Tomcat is able to serve static resources via its DefaultServlet pretty well these days.
For AJP setup, see the documentation here:
https://tomcat.apache.org/tomcat-4.0-doc/config/ajp.html

Apache is listening on a different port, but how do I get it so I don't have to type in the port number?

I am running IIS and Apache HTTP Server side-by-side on my localhost machine, and Apache is listening on a different port (port 81). IIS is listening to port 80. However, I can only get to my virtual domains for Apache if I type in that port number. So for instance:
http://virtual.myvirtualdomain.com:81
http://virtual.myvirtualdomain2.com:81
How can I make it so Apache automatically knows it is port 81, and does not force me to type in the port number?
EDIT:
The answer appears to be that I need to redirect IIS to Apache. Can anyone provide clarification on how that is done with IIS 5.1?
It's not a matter of telling Apache, it's a matter of the browser knowing what to connect to. You're either going to have to have IIS redirect to Apache, or give up.
You have to type in the port number so your client knows where to connect to. This has nothing to do with the server.

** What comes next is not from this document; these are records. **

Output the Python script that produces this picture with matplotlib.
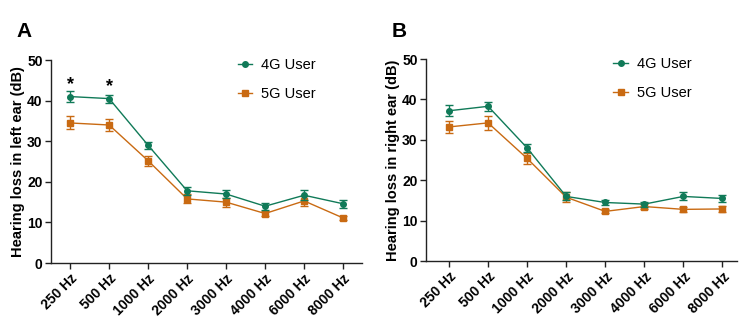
import matplotlib

matplotlib.use("Agg")
import matplotlib.pyplot as plt
from matplotlib.lines import Line2D

freqs = ["250 Hz", "500 Hz", "1000 Hz", "2000 Hz", "3000 Hz", "4000 Hz", "6000 Hz", "8000 Hz"]

left_4g = [41.0, 40.5, 29.0, 17.8, 17.0, 14.0, 16.7, 14.6]
left_4g_err = [1.3, 1.0, 0.8, 1.0, 0.9, 0.9, 1.2, 1.0]
left_5g = [34.5, 34.0, 25.2, 15.8, 15.0, 12.2, 15.3, 11.1]
left_5g_err = [1.6, 1.5, 1.2, 1.1, 1.1, 0.7, 1.2, 0.5]

right_4g = [37.2, 38.3, 28.0, 16.0, 14.5, 14.1, 16.0, 15.5]
right_4g_err = [1.4, 1.1, 0.9, 1.0, 0.7, 0.6, 1.0, 0.9]
right_5g = [33.2, 34.2, 25.4, 15.8, 12.3, 13.5, 12.8, 12.9]
right_5g_err = [1.5, 1.7, 1.4, 1.3, 0.5, 0.6, 0.7, 0.7]

star_idx = [0, 1]
star_y = [44.0, 43.4]

GREEN = "#107a58"
ORANGE = "#c96a12"

plt.rcParams["font.family"] = ["Liberation Sans", "DejaVu Sans"]

fig = plt.figure(figsize=(7.5, 3.28), dpi=100)
ax_a = fig.add_axes([0.068, 0.198, 0.415, 0.619])
ax_b = fig.add_axes([0.568, 0.204, 0.415, 0.616])


def draw_panel(ax, v4, e4, v5, e5, ylabel, xlim, leg_x):
    x = list(range(len(freqs)))
    ax.errorbar(x, v4, yerr=e4, color=GREEN, marker="o", markersize=4, linewidth=1.0,
                elinewidth=1.0, capsize=3, capthick=1.0, ecolor=GREEN, zorder=3)
    ax.errorbar(x, v5, yerr=e5, color=ORANGE, marker="s", markersize=4, linewidth=1.0,
                elinewidth=1.0, capsize=3, capthick=1.0, ecolor=ORANGE, zorder=2)
    ax.set_xlim(*xlim)
    ax.set_ylim(0, 50)
    ax.set_yticks([0, 10, 20, 30, 40, 50])
    ax.set_xticks(x)
    ax.set_xticklabels(freqs, rotation=45, ha="right", rotation_mode="anchor",
                       fontsize=10, fontweight="bold")
    for lab in ax.get_yticklabels():
        lab.set_fontsize(10)
        lab.set_fontweight("bold")
    ax.set_ylabel(ylabel, fontsize=10.5, fontweight="bold")
    ax.yaxis.set_label_coords(-0.082, 0.5)
    ax.spines["top"].set_visible(False)
    ax.spines["right"].set_visible(False)
    for sp in ("left", "bottom"):
        ax.spines[sp].set_linewidth(1.0)
        ax.spines[sp].set_color("#222222")
    ax.tick_params(axis="both", length=4, width=1.0, color="#222222", pad=2)
    handles = [
        Line2D([0], [0], color=GREEN, marker="o", markersize=4, linewidth=1.0),
        Line2D([0], [0], color=ORANGE, marker="s", markersize=4, linewidth=1.0),
    ]
    ax.legend(handles, ["4G User", "5G User"], loc="upper left", bbox_to_anchor=(leg_x, 1.075),
              frameon=False, fontsize=10.5, handlelength=1.0, labelspacing=1.05, handletextpad=0.6)


draw_panel(ax_a, left_4g, left_4g_err, left_5g, left_5g_err,
           "Hearing loss in left ear (dB)", (-0.49, 7.49), 0.558)
draw_panel(ax_b, right_4g, right_4g_err, right_5g, right_5g_err,
           "Hearing loss in right ear (dB)", (-0.59, 7.38), 0.56)

for i, y in zip(star_idx, star_y):
    ax_a.text(i, y, "*", ha="center", va="center", fontsize=13, fontweight="bold")

fig.text(0.022, 0.905, "A", fontsize=15, fontweight="bold", va="center")
fig.text(0.522, 0.905, "B", fontsize=15, fontweight="bold", va="center")

fig.savefig("out.png", dpi=100)
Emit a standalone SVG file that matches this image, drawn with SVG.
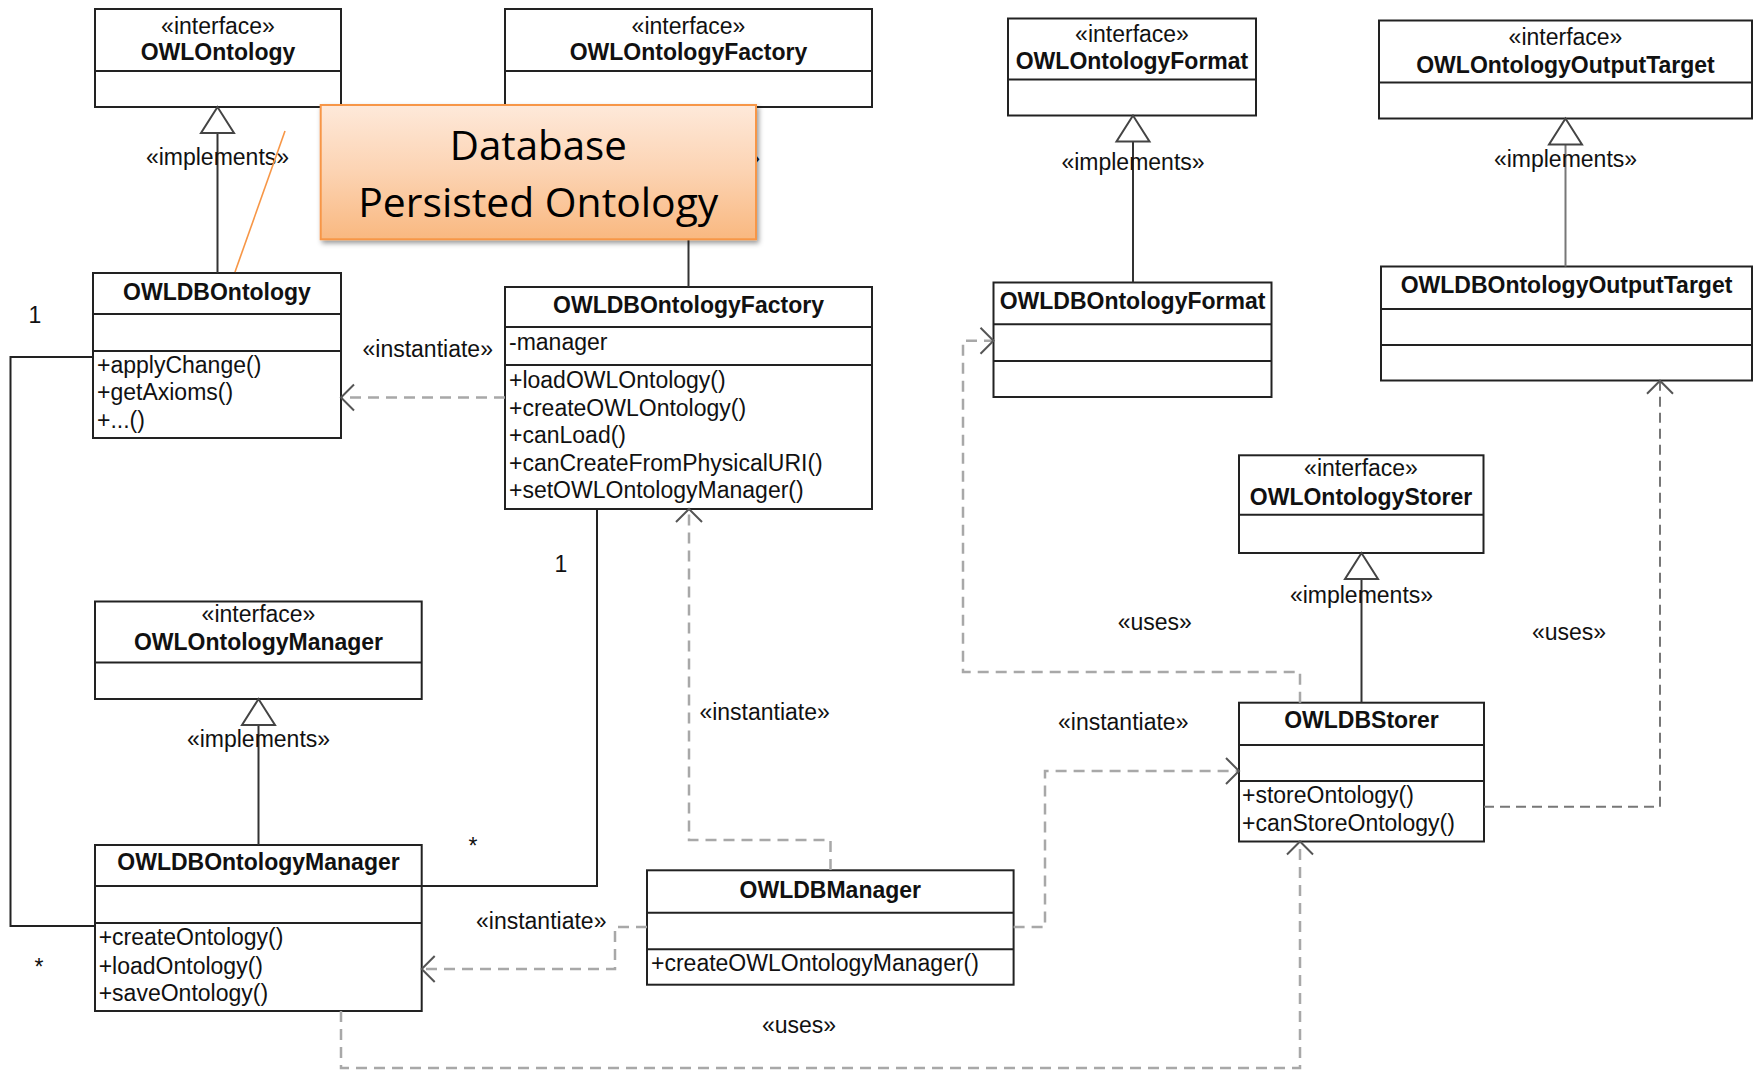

On Unix systems you might be able to modify your /etc/services to list 81 as port for http. But that would effectively disable access to all websites that are located on port 80.
Alternatively you can configure your IIS on port 80 to locally proxy requests for the sites which are on apache. Then all clients would ask the IIS for a page, which would make a local connection to port 81.
I did some more research and it turns out that you can't redirect IIS 5.1 to Apache because that would require multiple Web sites (setup as redirects to the virtual hosts on Apache on port 81). This is because IIS 5.1 on Windows XP Pro can't do multiple Web sites (running at the same time without the scripting hack). Oh well.
How about you swap it? Make Apache listen on port 80, IIS on port 81 for whatever you need and have Apache redirect? Apache shouldn't be restricted to the same one-website per machine that IIS 5.1 is.
You can't. The 81 is telling your browser where to look for Apache.
You can't.
It's the job of your web client to specify the port, and until you do specify that port it won't even reach Apache.
What you could potentially do is have IIS also listen for the same HTTP/1.1 virtual hosts, and then arrange for it to issue a 302 Moved redirect to send your browser to the right port number.
Alternatively, run a second IP address on your machine, and bind IIS to the original IP address and Apache to the second. That way you don't need to use different ports at all.
There is no way to do exactly what you ask. About the only way would be to configure IIS -- for the virtual domains being served by IIS -- to forward to Apache on port 81. With this configuration, the client would not be aware that their requests were passing through IIS on their way to Apache. A little less efficient, but it would solve your needs.
When an url is typed, there is a certain port that the browser has to use to connect to the site. 80 is the default port that the server checks. If you need to connect to any other port via a browser, you would need to have the port number in the url. It is not apache that is forcing you to type 81, but rather your browser because it is set to use 80 as the port when a port number is not specified.
If you were to change apache's port to 80 and IIS port to 81, then you be able to connect to apache without the port number but you will need to use the port number when using the IIS webserver.
Not sure what the others idea is behind using apache to redirect to IIS. It sounds like to me that if you make an entry in httpd.conf of apache for IIS directory, then you be using apache to connect to the directory, not IIS.
You could set up a domain and have it connect to apache via port 81. That is one way to hide the port number (might be not true. I have never tried apache on port other than 80).